Cornavin

Cornavin sovietica: un ponte tra Ginevra e l’orologeria dell’Est

Il nome Cornavin nasce a Ginevra nel 1920, richiamando la famosa piazza e stazione ferroviaria della città. Inizialmente legata alla tradizione svizzera, la marca acquisì un significato molto diverso a partire dagli anni ’70, quando venne utilizzata come marchio commerciale per la distribuzione internazionale di orologi sovietici.
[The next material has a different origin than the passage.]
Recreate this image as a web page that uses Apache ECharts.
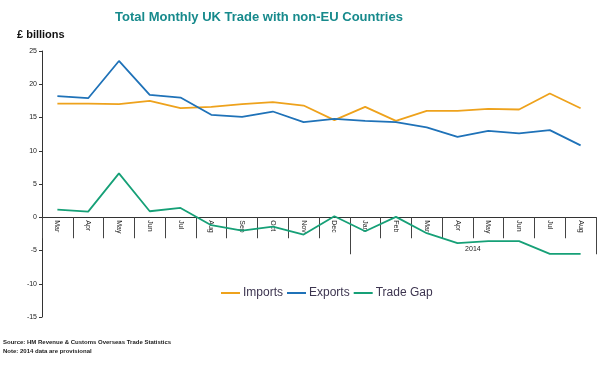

In questo periodo, il nome Cornavin fu applicato a una serie di modelli prodotti da alcune tra le principali fabbriche dell’URSS, come Raketa, Slava, Luch, Zaria e ZIM. Si trattava di orologi meccanici interamente realizzati in Unione Sovietica, ma rimarchiati per l’esportazione sotto un brand occidentale, con l’obiettivo di renderli più appetibili ai mercati esteri, specialmente in Europa occidentale e nei paesi di lingua spagnola.
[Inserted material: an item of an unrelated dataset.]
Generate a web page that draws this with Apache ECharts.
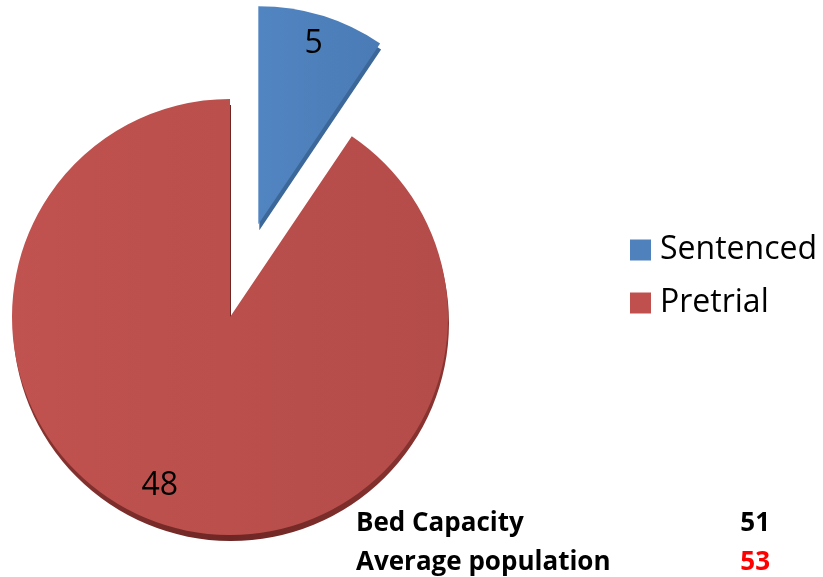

Alcuni esemplari Cornavin dell’epoca presentano infatti datari in spagnolo, una caratteristica eccezionalmente rara nell’orologeria sovietica, dove le lingue comunemente usate per l’export erano inglese, francese o il cirillico stesso. Questo dettaglio lascia ipotizzare che alcuni lotti fossero destinati specificamente a Spagna o America Latina, o più in generale a mercati in cui si riteneva utile mascherare l’origine sovietica del prodotto.
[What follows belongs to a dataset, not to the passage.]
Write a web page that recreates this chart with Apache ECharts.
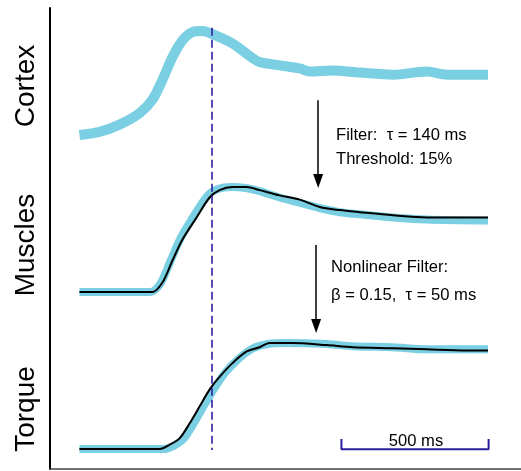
<!DOCTYPE html>
<html>
<head>
<meta charset="utf-8">
<script src="https://cdn.jsdelivr.net/npm/echarts@6/dist/echarts.min.js"></script>
<style>
  html, body { margin: 0; padding: 0; background: #fff; }
  #chart { width: 521px; height: 471px; }
</style>
</head>
<body>
<div id="chart"></div>
<script>
// time in ms, values normalised 0..1 inside each panel
const cortexData = [
  [0, 0], [68, 0.03], [136, 0.10], [204, 0.21], [248, 0.34], [282, 0.53],
  [316, 0.75], [350, 0.91], [384, 0.99], [418, 1.0], [452, 0.97], [520, 0.88],
  [588, 0.74], [612, 0.70], [680, 0.67], [748, 0.64], [782, 0.61], [860, 0.62],
  [952, 0.60], [1065, 0.58], [1180, 0.61], [1248, 0.58], [1388, 0.58]
];
const muscleEmg = [
  [0, 0], [240, 0], [275, 0.08], [310, 0.30], [345, 0.52], [392, 0.74],
  [436, 0.92], [470, 0.98], [515, 1.0], [565, 0.99], [612, 0.96], [680, 0.90],
  [748, 0.85], [816, 0.80], [884, 0.76], [952, 0.74], [1065, 0.71], [1180, 0.69],
  [1388, 0.68]
];
const muscleModel = [
  [0, 0], [248, 0], [282, 0.09], [316, 0.30], [350, 0.50], [398, 0.71],
  [442, 0.90], [476, 0.97], [520, 1.0], [568, 1.0], [612, 0.97], [680, 0.92],
  [748, 0.88], [816, 0.81], [884, 0.78], [952, 0.76], [1065, 0.73], [1180, 0.71],
  [1388, 0.71]
];
const torqueMeasured = [
  [0, 0], [285, 0], [320, 0.03], [355, 0.10], [390, 0.25], [425, 0.42],
  [460, 0.58], [495, 0.72], [540, 0.85], [590, 0.95], [640, 0.99], [700, 1.0],
  [840, 0.99], [930, 0.97], [1065, 0.96], [1180, 0.94], [1388, 0.94]
];
const torqueModel = [
  [0, 0], [272, 0], [306, 0.04], [340, 0.10], [374, 0.24], [408, 0.40],
  [442, 0.56], [476, 0.68], [520, 0.81], [568, 0.92], [612, 0.96], [646, 1.0],
  [724, 1.0], [840, 0.98], [929, 0.96], [1065, 0.95], [1180, 0.94], [1316, 0.93],
  [1388, 0.93]
];
// scale bar (ms) and markers in the outer frame (y in 0..100 frame units)
const scaleBar = [[890, 6.5], [890, 4.3], [1390, 4.3], [1390, 6.5]];
const markerTime = 450;
const arrows = [
  { t: 811, from: 80, to: 62.5 },
  { t: 804, from: 48.6, to: 31 }
];
const panelLabels = ['Cortex', 'Muscles', 'Torque'];

const cyan = '#7acfe2';
const navy = '#2b1fa0';

const chart = echarts.init(document.getElementById('chart'));

const xBase = { type: 'value', min: -100, max: 1500, show: false };
const yHidden = { type: 'value', min: 0, max: 1, show: false };

const labelFont = '28px "Liberation Sans", Arial, sans-serif';
const noteFont = '16.6px "Liberation Sans", Arial, sans-serif';

function sideLabel(text, y) {
  return {
    type: 'text', x: 26, y: y, rotation: Math.PI / 2,
    style: { text: text, font: labelFont, fill: '#000', align: 'center', verticalAlign: 'middle' }
  };
}
function note(text, x, y) {
  return {
    type: 'text', x: x, y: y,
    style: { text: text, font: noteFont, fill: '#000', align: 'left', verticalAlign: 'middle' }
  };
}
function trace(grid, data, color, width) {
  return {
    type: 'line', xAxisIndex: grid, yAxisIndex: grid, data: data, symbol: 'none',
    smooth: 0.3, clip: false,
    lineStyle: { color: color, width: width, cap: 'butt', join: 'round' }
  };
}

chart.setOption({
  animation: false,
  grid: [
    { left: 50, right: 0, top: 8, bottom: 2 },
    { left: 50, right: 0, top: 31, height: 104 },
    { left: 50, right: 0, top: 187, height: 105 },
    { left: 50, right: 0, top: 343, height: 106 }
  ],
  xAxis: [
    {
      type: 'value', min: -100, max: 1500, gridIndex: 0,
      axisLine: { show: true, onZero: false, lineStyle: { color: '#444', width: 1.5 } },
      axisTick: { show: false }, axisLabel: { show: false }, splitLine: { show: false }
    },
    Object.assign({ gridIndex: 1 }, xBase),
    Object.assign({ gridIndex: 2 }, xBase),
    Object.assign({ gridIndex: 3 }, xBase)
  ],
  yAxis: [
    {
      type: 'value', min: 0, max: 100, gridIndex: 0,
      axisLine: { show: true, onZero: false, lineStyle: { color: '#000', width: 2 } },
      axisTick: { show: false }, axisLabel: { show: false }, splitLine: { show: false }
    },
    Object.assign({ gridIndex: 1 }, yHidden),
    Object.assign({ gridIndex: 2 }, yHidden),
    Object.assign({ gridIndex: 3 }, yHidden)
  ],
  series: [
    {
      type: 'line', xAxisIndex: 0, yAxisIndex: 0, data: scaleBar,
      symbol: 'none', clip: false, lineStyle: { color: navy, width: 2 },
      markLine: {
        silent: true, symbol: ['none', 'none'], label: { show: false },
        lineStyle: { color: navy, width: 1.6, type: [8, 4] },
        data: [[{ coord: [markerTime, 95.7] }, { coord: [markerTime, 4.1] }]]
      }
    },
    {
      type: 'line', xAxisIndex: 0, yAxisIndex: 0, data: [],
      markLine: {
        silent: true, symbol: ['none', 'triangle'], symbolSize: [10, 14],
        label: { show: false }, lineStyle: { color: '#000', width: 1.5, type: 'solid' },
        data: arrows.map(a => [{ coord: [a.t, a.from] }, { coord: [a.t, a.to] }])
      }
    },
    trace(1, cortexData, cyan, 10),
    trace(2, muscleEmg, cyan, 8),
    trace(2, muscleModel, '#000', 2),
    trace(3, torqueMeasured, cyan, 8),
    trace(3, torqueModel, '#000', 2)
  ],
  graphic: [
    sideLabel(panelLabels[0], 86),
    sideLabel(panelLabels[1], 245),
    sideLabel(panelLabels[2], 409),
    note('Filter:  \u03c4 = 140 ms', 336, 135),
    note('Threshold: 15%', 336, 159),
    note('Nonlinear Filter:', 331, 267),
    note('\u03b2 = 0.15,  \u03c4 = 50 ms', 331, 295),
    {
      type: 'text', x: 416, y: 441,
      style: { text: '500 ms', font: noteFont, fill: '#000', align: 'center', verticalAlign: 'middle' }
    }
  ]
});
</script>
</body>
</html>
Dal punto di vista tecnico, gli orologi Cornavin di produzione sovietica erano analoghi ai modelli standard realizzati dalle rispettive fabbriche: movimenti robusti e semplici, casse cromate o in acciaio, quadranti variamente decorati secondo le tendenze dell’epoca. Tuttavia, la presenza del marchio Cornavin e, talvolta, l’assenza di riferimenti espliciti all’URSS rende questi orologi ibridi culturali e commerciali, frutto di un’operazione di marketing inconsueta per l’industria sovietica, notoriamente poco attenta alla comunicazione di brand.

Oggi gli orologi Cornavin sovietici sono oggetti di particolare interesse per i collezionisti, proprio per questa doppia anima: da un lato, espressione autentica dell’orologeria dell’Est; dall’altro, esempio raro di adattamento strategico al mercato occidentale attraverso l’uso di un nome e un’immagine più “neutrali” o occidentalizzati. Questa combinazione li rende testimoni unici di un periodo di transizione, sia economica che culturale, nella storia dell’orologeria del XX secolo.